Сражение за Ургу стало одной из легенд Белого движения. То, что победа была одержана за пределами России, не умаляло ее значения, напротив придавало ей тот же всемирно-исторический смысл, на который претендовала русская революция, и тот же характер интернационального противостояния между голодными и сытыми, между вооруженными до зубов угнетателями и почти безоружными борцами за справедливость, как изображала Гражданскую войну большевистская пропаганда. Это был едва ли не последний в военных анналах случай, когда не соотношение сил и не техника определили исход этой странной битвы, проигранной китайцами еще до ее начала. У них, как у связанного козла, ставшего объектом магических манипуляций, “пропало сердце”. Иначе трудно понять, каким образом несколько сот разноплеменных всадников сумели победить чуть ли не вдесятеро большую армию с тяжелой артиллерией и современными средствами связи.
Столичный гарнизон насчитывал 10–12 тысяч штыков и сабель, а вместе с мобилизованными поселенцами его численность доходила до 15 тысяч при трех шестиорудийных батареях и таком же числе пулеметных рот по 24 пулемета в каждой. Солдаты были прекрасно экипированы, жалованье им выплачивалось без задержек. Эти части считались одними из лучших во всей китайской армии. Год назад они пришли в Монголию с Сюй Шучженом и остались здесь после его опалы.
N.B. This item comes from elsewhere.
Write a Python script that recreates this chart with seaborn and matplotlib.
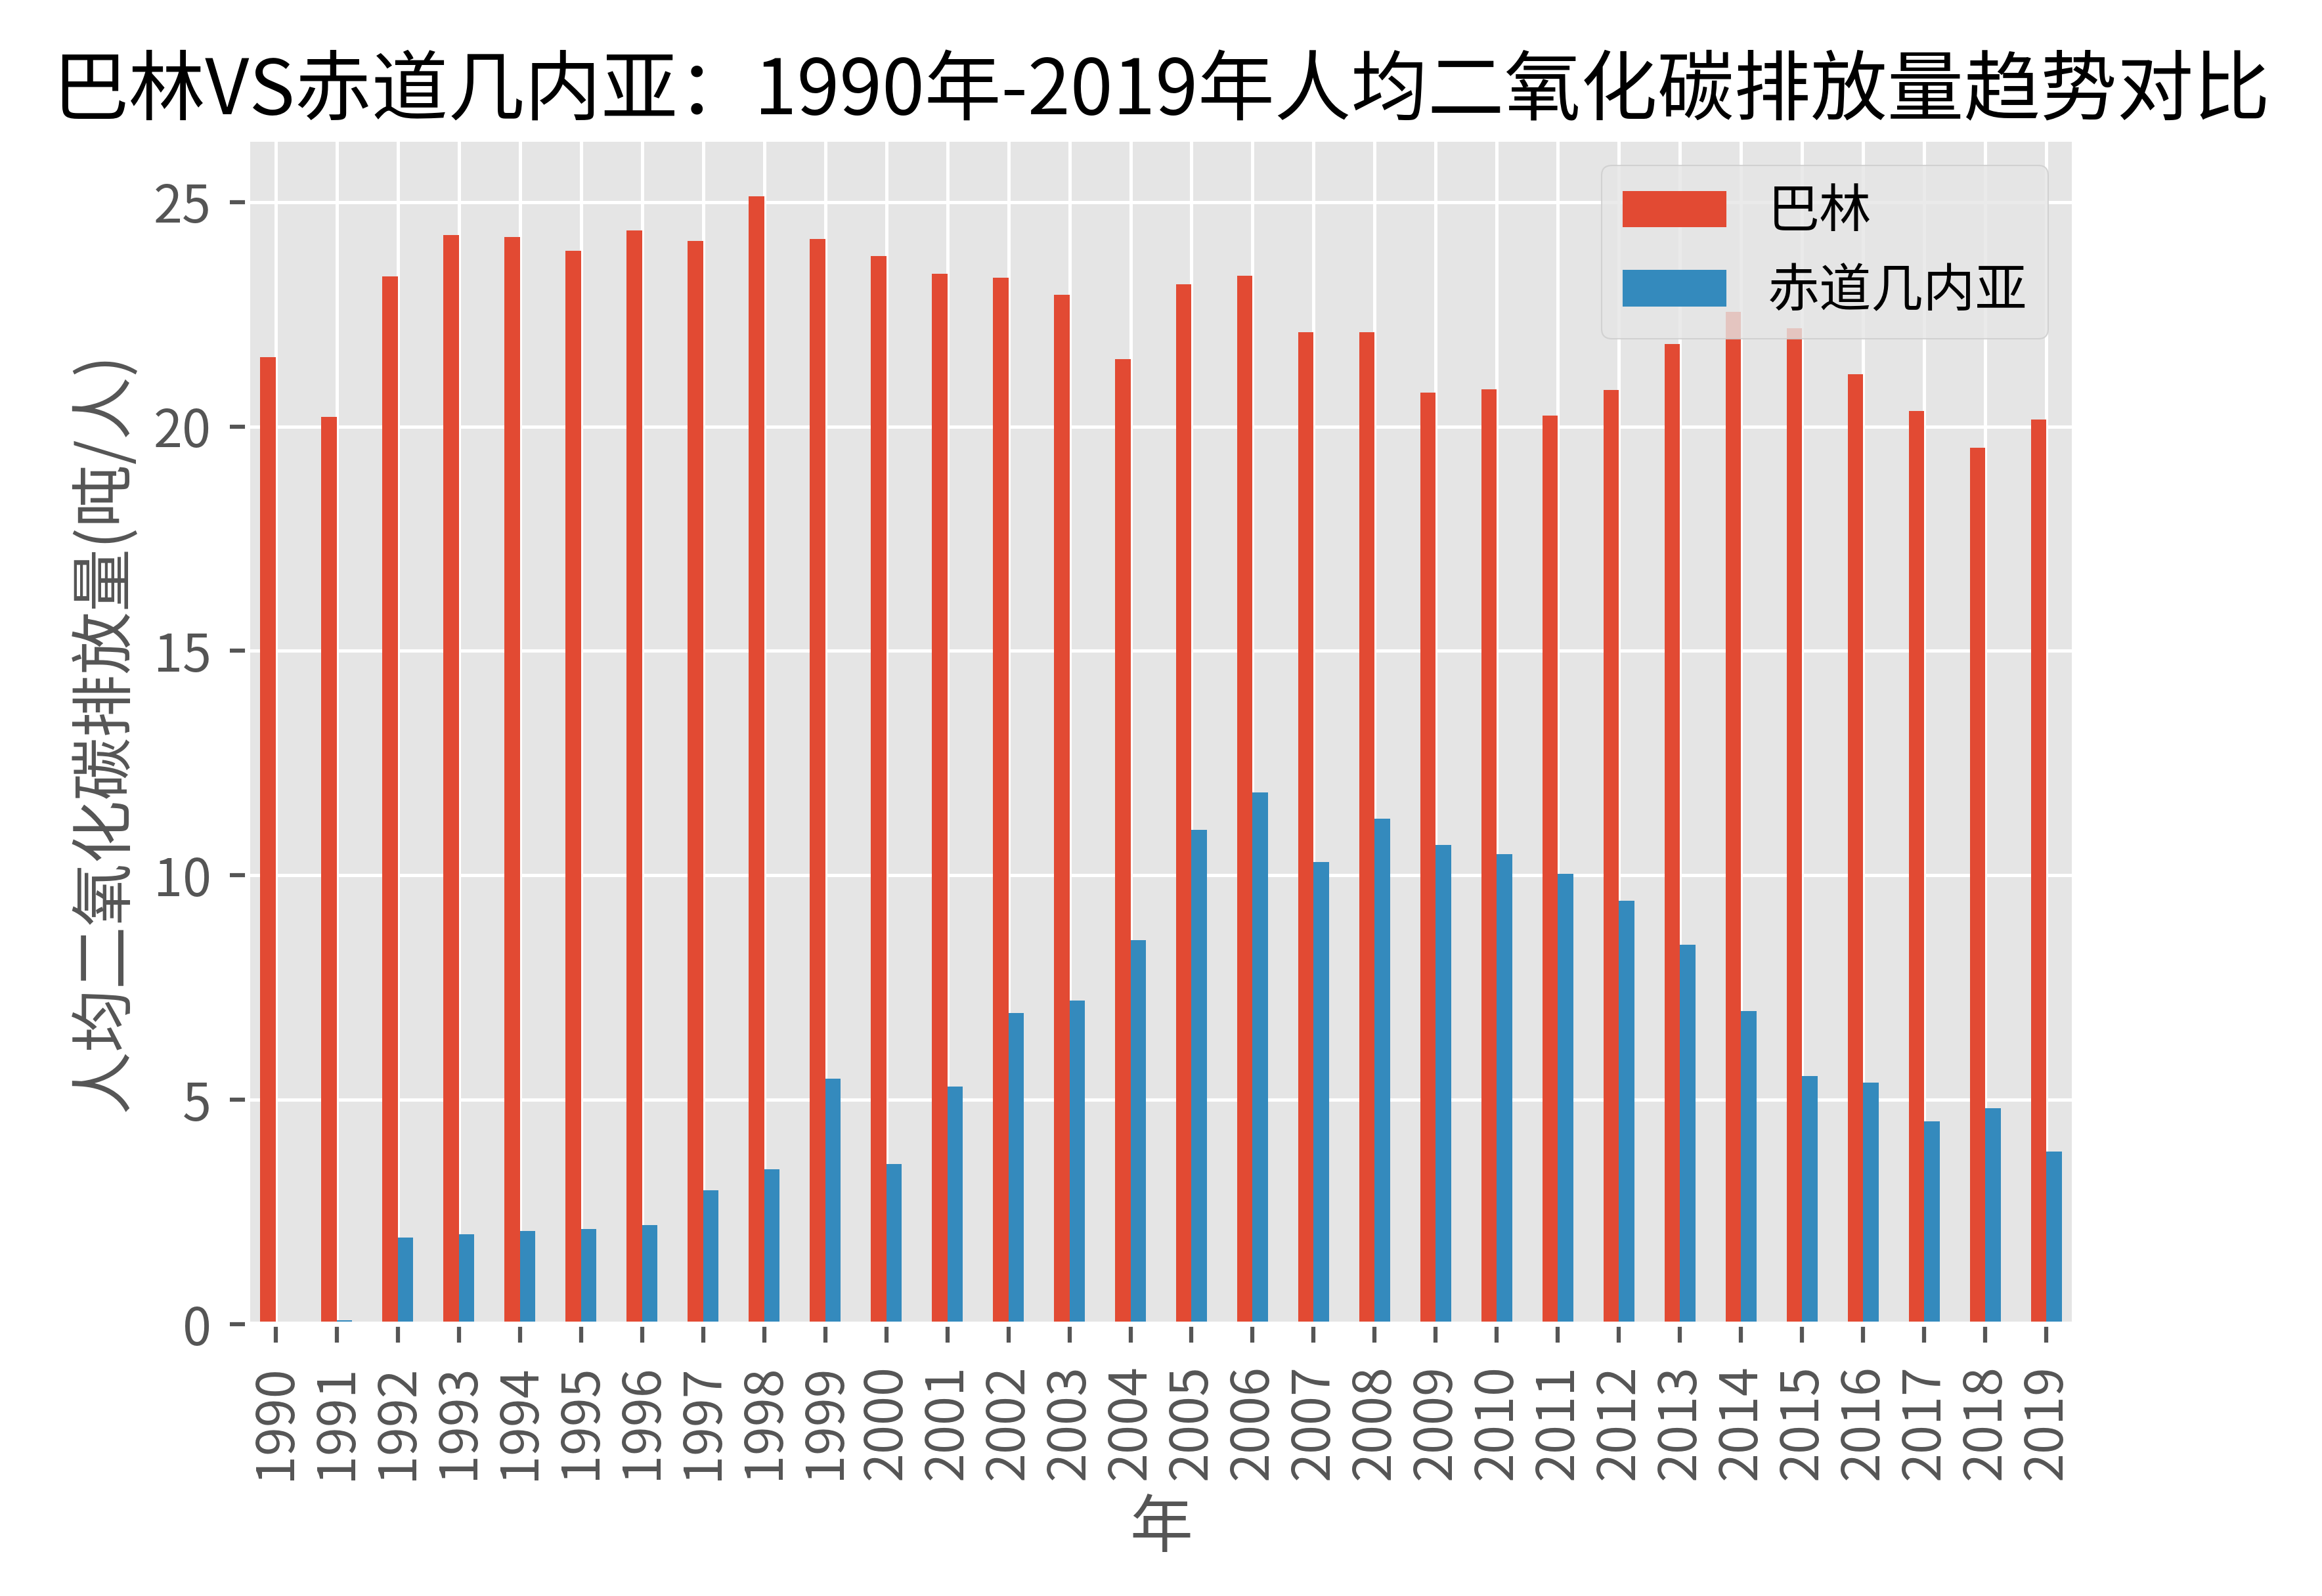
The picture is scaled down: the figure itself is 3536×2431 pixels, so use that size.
import pandas as pd
import seaborn as sns
import matplotlib.pyplot as plt

# per-capita CO2 emissions (t/person)
years = [str(y) for y in range(1990, 2020)]
bahrain = [21.55, 20.21, 23.34, 24.26, 24.22, 23.91, 24.36, 24.14, 25.12, 24.17,
           23.79, 23.40, 23.31, 22.93, 21.50, 23.17, 23.36, 22.10, 22.10, 20.76,
           20.83, 20.24, 20.81, 21.84, 22.55, 22.19, 21.16, 20.34, 19.53, 20.16]
eq_guinea = [0.05, 0.09, 1.93, 2.00, 2.07, 2.12, 2.21, 2.98, 3.45, 5.47,
             3.57, 5.29, 6.93, 7.21, 8.55, 11.02, 11.84, 10.29, 11.26, 10.67,
             10.47, 10.03, 9.43, 8.45, 6.97, 5.53, 5.38, 4.52, 4.81, 3.84]
countries = ['巴林', '赤道几内亚']
colors = ['#E24A33', '#348ABD']

df = pd.DataFrame({
    '年': years * 2,
    '国家': [countries[0]] * len(years) + [countries[1]] * len(years),
    '排放量': bahrain + eq_guinea,
})

plt.style.use('ggplot')
plt.rcParams['font.family'] = ['Noto Sans CJK SC', 'DejaVu Sans']
plt.rcParams.update({
    'font.size': 19,
    'axes.linewidth': 1.9,
    'grid.linewidth': 1.2,
    'xtick.major.size': 6.6,
    'ytick.major.size': 6.6,
    'xtick.major.width': 1.5,
    'ytick.major.width': 1.5,
    'xtick.major.pad': 8,
    'ytick.major.pad': 6.6,
})

fig = plt.figure(figsize=(3536 / 300, 2431 / 300), dpi=300)
ax = fig.add_axes([0.1066, 0.1703, 0.7868, 0.7425])

sns.barplot(data=df, x='年', y='排放量', hue='国家', hue_order=countries,
            palette=colors, saturation=1, width=0.5, errorbar=None,
            linewidth=0, ax=ax)

# seaborn switches off the grid on the categorical axis; ggplot look keeps it
ax.grid(True, axis='both', color='white')
ax.set_axisbelow(True)
ax.set_xlim(-0.46, len(years) - 1 + 0.46)
ax.set_ylim(0, 26.4)
ax.set_yticks([0, 5, 10, 15, 20, 25])
ax.tick_params(axis='x', labelrotation=90, labelsize=19, colors='#555555')
ax.tick_params(axis='y', labelsize=19, colors='#555555')

ax.set_xlabel('年', fontsize=23, color='#555555', labelpad=6)
ax.set_ylabel('人均二氧化碳排放量(吨/人)', fontsize=23, color='#555555', labelpad=6)
ax.set_title('巴林VS赤道几内亚：1990年-2019年人均二氧化碳排放量趋势对比',
             fontsize=28, color='black', pad=9)

handles, labels = ax.get_legend_handles_labels()
leg = ax.legend(handles, labels, loc='upper right', fontsize=19, title=None,
                framealpha=0.8)
for t in leg.get_texts():
    t.set_color('black')

fig.savefig('out.png', dpi=300)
В первый день боев у Мадачана китайцы отчаянно сопротивлялись. Их позиции были выгодно расположены, окопы отрыты в несколько линий и оборудованы пулеметными гнездами, а проволочные заграждения перед ними не позволяли развернуть конницу. Резухину пришлось действовать в пешем строю, но патронов было так мало, что стреляли только с изготовки; стрельба на ходу стала непозволительной роскошью. Чахары Найдан-гуна и полторы сотни всадников монгольского дивизиона попытались было обойти обороняющихся с тыла, но под пулеметным огнем немедленно бросились врассыпную; их с трудом удалось собрать и “привести в порядок”. С наступлением темноты атаки прекратились, не принеся успеха наступающим.